As a partisan of Alberta’s prairie landscape, a deep appreciator of BC’s west coast, and a somewhat reluctant resident of Ontario, I feel no need to argue the point. Assessing degrees of natural beauty is as silly as, oh, I don’t know, giving marks to figure skating, and who would do that? I would merely point this out: That “only thing” is a big thing.

Even after almost 20 years here, it doesn’t get old (as seen here and here).

As the provincial interactive map shows, the Ottawa area is at its peak right now, so I’ll be out and about in the next few days stalking photographs. My favourite shots? The scenes with a mix of colours. Not to be, you know, assessing degrees of beauty. Just to be appreciating every transitory moment.

This entry was posted in Appreciating Deeply, Photos of Flora, Through the Calendar and tagged . Bookmark the permalink.

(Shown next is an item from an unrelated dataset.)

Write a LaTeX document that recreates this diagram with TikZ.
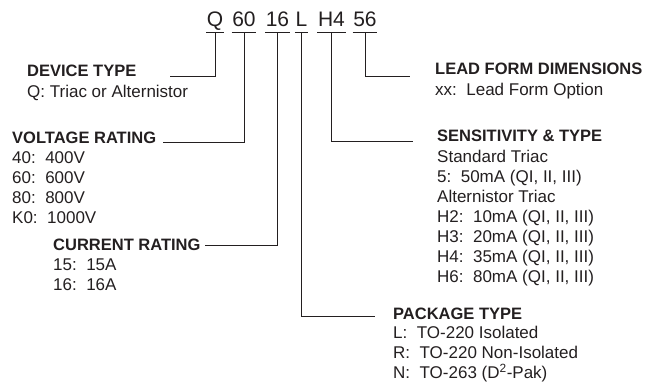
\documentclass[tikz,border=0pt]{standalone}
\usepackage{fontspec}
\setmainfont{Liberation Sans}
\definecolor{ink}{HTML}{231F20}

\begin{document}
\begin{tikzpicture}[x=1pt, y=-1pt, color=ink,
    code/.style={font=\fontsize{21}{24}\selectfont, anchor=base, inner xsep=0.5pt, inner ysep=5pt, text depth=0pt},
    hd/.style={font=\fontsize{16.5}{20}\selectfont\bfseries, anchor=base west, inner sep=0pt},
    opt/.style={font=\fontsize{17}{20}\selectfont, anchor=north west, inner sep=0pt, align=left},
    wire/.style={draw=ink, line width=0.8pt}]
    \useasboundingbox (0,0) rectangle (646,387);

    % part number
    \node[code] (q) at (215,27) {Q};
    \node[code] (v) at (244,27) {60};
    \node[code] (c) at (277.5,27) {16};
    \node[code] (p) at (301.5,27) {L};
    \node[code] (s) at (331.5,27) {H4};
    \node[code] (f) at (365,27) {56};
    \draw[wire] (q.south west) -- (q.south east);
    \draw[wire] (v.south west) -- (v.south east);
    \draw[wire] (c.south west) -- (c.south east);
    \draw[wire] (p.south west) -- (p.south east);
    \draw[wire] (s.south west) -- (s.south east);
    \draw[wire] (f.south west) -- (f.south east);

    % left side
    \node[hd] (devtype) at (27,77) {DEVICE TYPE};
    \node[opt] (devtypeopt) at (27,84.5) {Q:\ Triac or Alternistor};
    \node[hd] (volt) at (12,144) {VOLTAGE RATING};
    \node[opt] (voltopt) at (12,151.5) {40:\ \ 400V\\60:\ \ 600V\\80:\ \ 800V\\K0:\ \ 1000V};
    \node[hd] (curr) at (53,251) {CURRENT RATING};
    \node[opt] (curropt) at (53,258.5) {15:\ \ 15A\\16:\ \ 16A};

    % right side
    \node[hd] (lead) at (435,75) {LEAD FORM DIMENSIONS};
    \node[opt] (leadopt) at (435,82.5) {xx:\ \ Lead Form Option};
    \node[hd] (sens) at (437,142) {SENSITIVITY \& TYPE};
    \node[opt] (sensopt) at (437,149.5) {Standard Triac\\5:\ \ 50mA (QI, II, III)\\Alternistor Triac\\H2:\ \ 10mA (QI, II, III)\\H3:\ \ 20mA (QI, II, III)\\H4:\ \ 35mA (QI, II, III)\\H6:\ \ 80mA (QI, II, III)};
    \node[hd] (pkg) at (393,320) {PACKAGE TYPE};
    \node[opt] (pkgopt) at (393,326) {L:\ \ TO-220 Isolated\\R:\ \ TO-220 Non-Isolated\\N:\ \ TO-263 (D\textsuperscript{2}-Pak)};

    % leader lines
    \coordinate (qend) at (170,76);
    \coordinate (vend) at (163,142);
    \coordinate (cend) at (205,245);
    \coordinate (pend) at (375,316);
    \coordinate (send) at (413,141);
    \coordinate (fend) at (410,76);
    \draw[wire] (q.south) |- (qend);
    \draw[wire] (v.south) |- (vend);
    \draw[wire] (c.south) |- (cend);
    \draw[wire] (p.south) |- (pend);
    \draw[wire] (s.south) |- (send);
    \draw[wire] (f.south) |- (fend);
\end{tikzpicture}
\end{document}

8 Responses to And Now the Marks from the Scottish Judge

  1. Nice collection Isabel. They colours really came along quickly this past week

    • Isabel Gibson says:

      Jim R – They did! I fear today’s rain will have stripped the trees of a lot of the leaves. Fleeting (per Laurna) is indeed le mot juste.

  2. Oh, the glory in it all, with appreciative glances at Edna Vincent Millay. Driving pups to new owners has given me the joy of landscapes between here and Ottawa, Belleville, and Peterborough. Even in the rain yesterday, the colours lifted and enchanted. Your photos save the ohs and ahs and breath-catching contrasts with rock, sky, field, and evergreens. And that capture allows the memory to hold what otherwise is fleeting. Everthanks!

    • Isabel Gibson says:

      Laurna – And my thanks. Fleeting is right. It seems that I lose my opportunity at the best views if I defer by even a day.

  3. Jim Taylor says:

    Not to dispute your preference for a mix of colours, but I remember driving along a country road near Huntsville where everything — everything! — had transformed into an infinite range of reds, and feeling as if I had been transported into a different world, perhaps into a colour-negative world (remember good old film?) where everything was its opposite. Almost hallucinogenic.